The great Bethesda RPGs are about exploration and discovery. [....] It's Bethesda's most fertile ground, where it plants memories that, for one reason or another, just seem to stick. The long hike through snowy peaks between Dawnstar and Winterhold, where the wind lifts just in time with the mournful choirs of the score; the time a giant smacks a bandit and breaks the physics a little, sending him a mile or two up into the air. The temptation, from a symbol just at the edge of your compass, poking out of peripheral vision, of a Daedric shrine along a winding commute - or the opposite, the looming, intimidating dread of what you know will be a massive dungeon. [....]
Starfield doesn't have it. It doesn't have surprises along the road, memories of journeys and distractions, a sense of artfully-engineered, perfectly positioned distraction and discovery, like each shrine was hand-placed by Video Game God, because it is both entirely disconnected and, frequently when you do roam about on a planet surface, procedurally generated. In Starfield the planets aren't entire regions, they're fixed cities with random land around them. You can't be lured off the road, or simply on the road to drink in the world, because there is quite literally no road to be lured away from. There's no route from one planet or system to the next.
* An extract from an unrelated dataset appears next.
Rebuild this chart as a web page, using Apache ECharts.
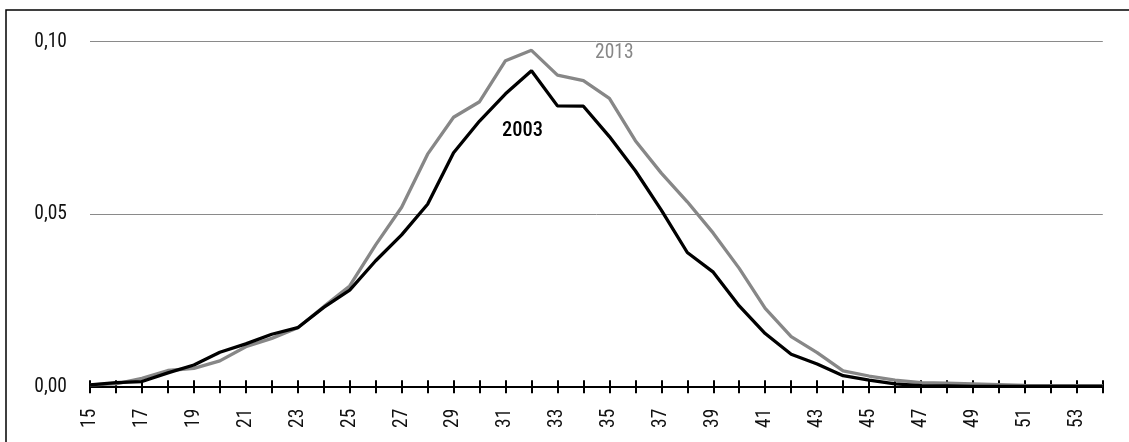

In Starfield, instead, you fast travel everywhere.
It's a topic that's led to much discussion of loading screen waits and broken immersion, the sense of disappointment mostly forming around not being able to seamlessly land a spaceship and take off like you'd hoped. And that's a fair point, but also a failure to really capture what's lost when you cut out manual exploration entirely. Instead of roaming discovery, Starfield's world is navigated by hypertext [...] The result - aside from losing all those sacred in-between moments - is a kind of total disorientation and detachment, a radical alienation and a saddening kind of ennui.